É de se pensar se realmente vale a pena estudar ecologia — rasa, profunda, budista, holística, metafísica —, desenvolvimento socioambiental, consumo consciente, ciclo de vida dos produtos, educação ambiental, direito ambiental, ética etc. Pra quê? Se, no frigir dos ovos, as pessoas continuam poluindo as cidades, as praias, as ruas, as calçadas, os bueiros? Constroem habitações em locais de risco e/ou protegidos por Lei — não estou falando de favelados e necessitados, e sim de loteadores de dentes cerrados e serrados (à pigméia), com sangue nos olhos e toda aquela boa-vontade da iniciativa privada de fazer tudo conforme a autorização ambiental (até encomendam pesquisa através de equipes multidisciplinares corruptas). Claro que o poder público faz a sua parte, com os técnicos apenas passando os olhos nos processos, saturados da merda toda, da pressão do progresso, deferindo sistematicamente pra se livrar daquilo. Dentro do possível, em algumas ocasiões aparece um advogado-do-diabo (acho que o diabo combina mais com o meio ambiente, toda aquela coisa de meio-homem, meio-cabrito...) e surge uma ação civil pública sobre isso — vale a pena lembrar do caso do loteamento de Jurerê Internacional, que se tornou viável (mesmo com laudos técnicos apontando destruição de dunas e de vegetação protegida) após chegar às mãos de políticos de Brasília. É constranjedor o poder delegado a essa corja.

A publicidade funciona maravilhosamente bem, basta darmos uma olhadinha no anuário do RS: todas as empresas limpas, corretas, mártires, estão buscando a “melhoria contínua”, as “tecnologias limpas”, as “política e cultura organizacionais”, etc. Parece aquelas revistas que trazem as imagens do paraíso prometido por Javé.

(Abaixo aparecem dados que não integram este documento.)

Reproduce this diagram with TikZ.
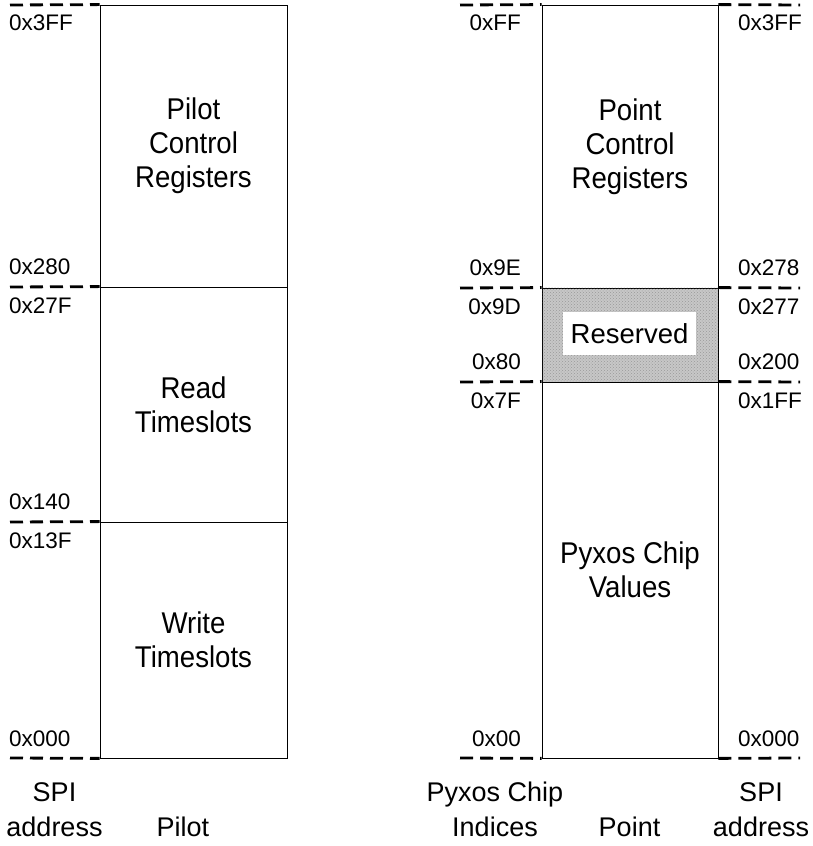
\documentclass[tikz,border=0pt]{standalone}
\usepackage{fontspec}
\setmainfont{Liberation Sans}
\newfontfamily\narrowsans{Liberation Sans}[FakeStretch=0.92]
\usepackage{tikz}
\usetikzlibrary{patterns}
\newcommand{\boxfont}{\narrowsans\fontsize{30}{34}\selectfont}
\newcommand{\tagfont}{\fontsize{27.5}{33}\selectfont}
\newcommand{\addrfont}{\fontsize{22.5}{27}\selectfont}
\newcommand{\capfont}{\fontsize{27}{35}\selectfont}
\tikzset{
  region/.style={
    draw=black,
    line width=0.8pt,
    align=center,
    inner sep=0pt,
    font=\boxfont
  },
  pilotreg/.style={region, minimum width=187pt},
  pointreg/.style={region, minimum width=176pt},
  hatched/.style={
    fill=black!22,
    postaction={pattern=crosshatch dots, pattern color=black!40}
  },
  tag/.style={fill=white, inner sep=0pt, minimum width=133pt, minimum height=43pt, font=\tagfont},
  addr/.style={inner sep=0pt, font=\addrfont},
  caption/.style={inner sep=0pt, align=center, anchor=south, font=\capfont},
  boundary/.style={line width=2.8pt, dash pattern=on 13pt off 7pt}
}

\begin{document}
\begin{tikzpicture}[x=1pt,y=1pt]
\useasboundingbox (0,0) rectangle (812,846);

% Pilot map
\node[pilotreg, minimum height=282pt] (pilotctl) at (193.5,700) {Pilot\\Control\\Registers};
\node[pilotreg, minimum height=235pt] (readts) at (193.5,441.5) {Read\\Timeslots};
\node[pilotreg, minimum height=236pt] (writets) at (193.5,206) {Write\\Timeslots};

% Point map
\node[pointreg, minimum height=283pt] (pointctl) at (630,699.5) {Point\\Control\\Registers};
\node[pointreg, minimum height=94pt, hatched] (reserved) at (630,511) {};
\node[tag] (resvtag) at (629.5,512.5) {Reserved};
\node[pointreg, minimum height=376pt] (values) at (630,276) {Pyxos Chip\\Values};

% dashed boundary ends
\coordinate (pa) at (10,841);
\coordinate (pb) at (10,559);
\coordinate (pc) at (10,324);
\coordinate (pd) at (10,88);
\coordinate (ia) at (460,841);
\coordinate (ib) at (460,558);
\coordinate (ic) at (460,464);
\coordinate (id) at (460,88);
\coordinate (sa) at (800,841);
\coordinate (sb) at (800,558);
\coordinate (sc) at (800,464);
\coordinate (sd) at (800,88);

\draw[boundary] (pa) -- (pilotctl.north west);
\draw[boundary] (pb) -- (readts.north west);
\draw[boundary] (pc) -- (writets.north west);
\draw[boundary] (pd) -- (writets.south west);

\draw[boundary] (ia) -- (pointctl.north west);
\draw[boundary] (ib) -- (reserved.north west);
\draw[boundary] (ic) -- (values.north west);
\draw[boundary] (id) -- (values.south west);
\draw[boundary] (pointctl.north east) -- (sa);
\draw[boundary] (reserved.north east) -- (sb);
\draw[boundary] (values.north east) -- (sc);
\draw[boundary] (values.south east) -- (sd);

% Pilot SPI addresses
\node[addr, anchor=west] (p3ff) at (9,823) {0x3FF};
\node[addr, anchor=west] (p280) at (9,579) {0x280};
\node[addr, anchor=west] (p27f) at (9,540) {0x27F};
\node[addr, anchor=west] (p140) at (9,344) {0x140};
\node[addr, anchor=west] (p13f) at (9,305) {0x13F};
\node[addr, anchor=west] (p000) at (9,107) {0x000};

% Pyxos chip indices
\node[addr, anchor=east] (iff) at (521,823) {0xFF};
\node[addr, anchor=east] (i9e) at (521,578) {0x9E};
\node[addr, anchor=east] (i9d) at (521,539) {0x9D};
\node[addr, anchor=east] (i80) at (521,484) {0x80};
\node[addr, anchor=east] (i7f) at (521,445) {0x7F};
\node[addr, anchor=east] (i00) at (521,107) {0x00};

% Point SPI addresses
\node[addr, anchor=west] (s3ff) at (738,823) {0x3FF};
\node[addr, anchor=west] (s278) at (738,578) {0x278};
\node[addr, anchor=west] (s277) at (738,539) {0x277};
\node[addr, anchor=west] (s200) at (738,484) {0x200};
\node[addr, anchor=west] (s1ff) at (738,445) {0x1FF};
\node[addr, anchor=west] (s000) at (738,107) {0x000};

% column captions
\node[caption] (spileft) at (54.5,9) {SPI\\address};
\node[caption] (pilotcap) at (183,9) {Pilot};
\node[caption] (idxcap) at (495,9) {Pyxos Chip\\Indices};
\node[caption] (pointcap) at (629.5,9) {Point};
\node[caption] (spiright) at (761,9) {SPI\\address};
\end{tikzpicture}
\end{document}
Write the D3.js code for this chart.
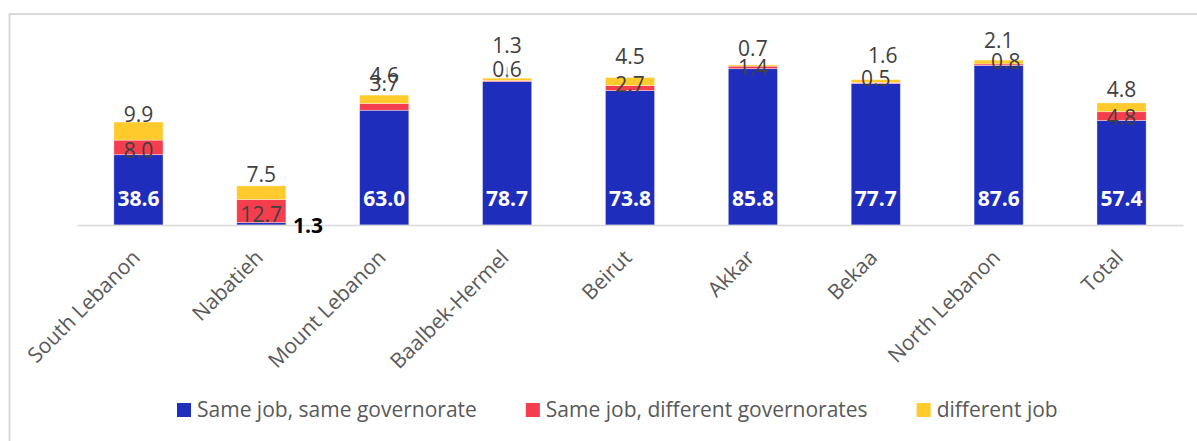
<!DOCTYPE html>
<html>
<head>
<meta charset="utf-8">
<script src="https://cdnjs.cloudflare.com/ajax/libs/d3/7.8.5/d3.min.js"></script>
<style>
  html, body { margin: 0; padding: 0; background: #fff; }
  svg { display: block; font-family: "Open Sans", "Noto Sans", sans-serif; }
</style>
</head>
<body>
<svg id="chart" width="1197" height="441"></svg>
<script>
// ---- data ----
const categories = ["South Lebanon", "Nabatieh", "Mount Lebanon", "Baalbek-Hermel", "Beirut", "Akkar", "Bekaa", "North Lebanon", "Total"];
const sameJobSameGov = [38.6, 1.3, 63.0, 78.7, 73.8, 85.8, 77.7, 87.6, 57.4];
const sameJobDiffGov = [8.0, 12.7, 3.7, 0.6, 2.7, 1.4, 0.5, 0.8, 4.8];
const differentJob = [9.9, 7.5, 4.6, 1.3, 4.5, 0.7, 1.6, 2.1, 4.8];
const seriesNames = ["Same job, same governorate", "Same job, different governorates", "different job"];
const seriesKeys = ["s1", "s2", "s3"];
const seriesColors = ["#1F2DBD", "#F43D4D", "#FFCA2C"];

// ---- label nudges (layout, manual placement as in the original) ----
const redLabelDy = [3.4, 3, -23, -12, -4, 0, -4, -3.6, 1];
const redLabelDx = [0, 0, 0, 0, 0, 0, 0, 7, 0];
const yelLabelDy = [-8, -11, -20, -33, -20.5, -16, -24, -20, -13];
const yelLabelDx = [0, 0, 0, 0, 0, 0, 7, 0, 0];

const rows = categories.map((c, i) => ({ cat: c, s1: sameJobSameGov[i], s2: sameJobDiffGov[i], s3: differentJob[i], i }));

const svg = d3.select("#chart");

// frame
svg.append("rect").attr("x", 9.5).attr("y", 14).attr("width", 1200).attr("height", 440)
  .attr("fill", "none").attr("stroke", "#D9D9D9").attr("stroke-width", 2);

const x = d3.scaleBand().domain(categories).range([77, 1183]).paddingInner(0.6).paddingOuter(0.3);
const y = d3.scaleLinear().domain([0, 100]).range([225, 42.8]);

const stack = d3.stack().keys(seriesKeys)(rows);

const g = svg.append("g");
stack.forEach((layer, li) => {
  g.append("g").selectAll("rect").data(layer).join("rect")
    .attr("x", d => x(d.data.cat))
    .attr("width", x.bandwidth())
    .attr("y", d => y(d[1]))
    .attr("height", d => y(d[0]) - y(d[1]))
    .attr("fill", seriesColors[li])
    .attr("stroke", "rgba(255,255,255,0.45)")
    .attr("stroke-width", 0.8);
});

// axis line
const xAxis = d3.axisBottom(x).tickSize(0).tickFormat("");
const axG = svg.append("g").attr("transform", `translate(0,${y(0)})`).call(xAxis);
axG.select(".domain").attr("stroke", "#D9D9D9").attr("stroke-width", 1.5);

// category labels
svg.append("g").selectAll("text").data(categories).join("text")
  .attr("transform", d => `translate(${x(d) + x.bandwidth() / 2 + 3},${y(0) + 34}) rotate(-45)`)
  .attr("text-anchor", "end")
  .attr("font-size", 21)
  .attr("fill", "#595959")
  .text(d => d);

const cx = d => x(d.cat) + x.bandwidth() / 2;
const fmt = d3.format(".1f");
const half = 7.5; // half digit height for glyph centring

// blue labels (inside base)
svg.append("g").selectAll("text").data(rows).join("text")
  .attr("x", d => d.s1 < 5 ? cx(d) + x.bandwidth() / 2 + 22 : cx(d))
  .attr("y", d => d.s1 < 5 ? y(0) + 8 : y(0) - 19)
  .attr("text-anchor", "middle")
  .attr("font-size", 21)
  .attr("font-weight", 700)
  .attr("fill", d => d.s1 < 5 ? "#000" : "#fff")
  .text(d => fmt(d.s1));

// red labels
svg.append("g").selectAll("text").data(rows).join("text")
  .attr("x", d => cx(d) + redLabelDx[d.i])
  .attr("y", d => (y(d.s1) + y(d.s1 + d.s2)) / 2 + redLabelDy[d.i] + half)
  .attr("text-anchor", "middle")
  .attr("font-size", 21)
  .attr("fill", "#404040")
  .text(d => fmt(d.s2));

// Baalbek leader line
const bi = categories.indexOf("Baalbek-Hermel");
svg.append("line")
  .attr("x1", cx(rows[bi])).attr("x2", cx(rows[bi]))
  .attr("y1", y(rows[bi].s1 + rows[bi].s2 + rows[bi].s3) - 11)
  .attr("y2", y(rows[bi].s1 + rows[bi].s2 + rows[bi].s3))
  .attr("stroke", "#A6A6A6").attr("stroke-width", 1);

// yellow labels
svg.append("g").selectAll("text").data(rows).join("text")
  .attr("x", d => cx(d) + yelLabelDx[d.i])
  .attr("y", d => y(d.s1 + d.s2 + d.s3) + yelLabelDy[d.i] + half)
  .attr("text-anchor", "middle")
  .attr("font-size", 21)
  .attr("fill", "#404040")
  .text(d => fmt(d.s3));

// legend
const leg = svg.append("g");
let lx = 177;
seriesNames.forEach((name, i) => {
  leg.append("rect").attr("x", lx).attr("y", 403).attr("width", 14).attr("height", 14).attr("fill", seriesColors[i]);
  const t = leg.append("text").attr("x", lx + 20).attr("y", 417).attr("font-size", 21).attr("fill", "#595959").text(name);
  lx += 20 + t.node().getComputedTextLength() + 49;
});
</script>
</body>
</html>
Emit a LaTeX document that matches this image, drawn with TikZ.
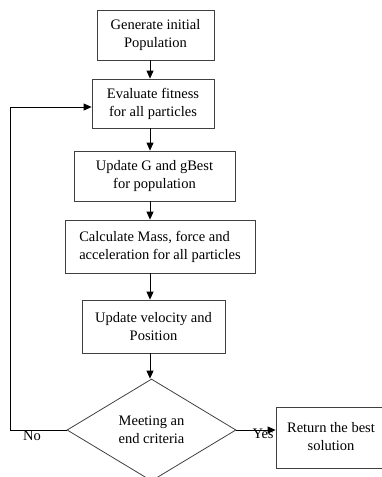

O que resta ao biólogo é, portanto, lucrar com estudos prévios de impacto ambiental que aleguem não haver possibilidade de impacto, de maneira a maquiar ao máximo os princípios do Direito Ambiental, as Tutelas da Fauna e da Flora e, claro, o artigo 225 da Carta Maior. Todo esse estudo, as discussões, os projetos, a Universidade, tudo não passa de balela, joguinho de criança perante o conluio de “empreendedores” privados ou públicos. E, a todos nós, resta-nos esquecer afinal essa coisa de preservação e seguir as regras do Gênesis e multiplicarmo-nos e dominarmos as forças da Natureza demoníaca que teima em nos rodear.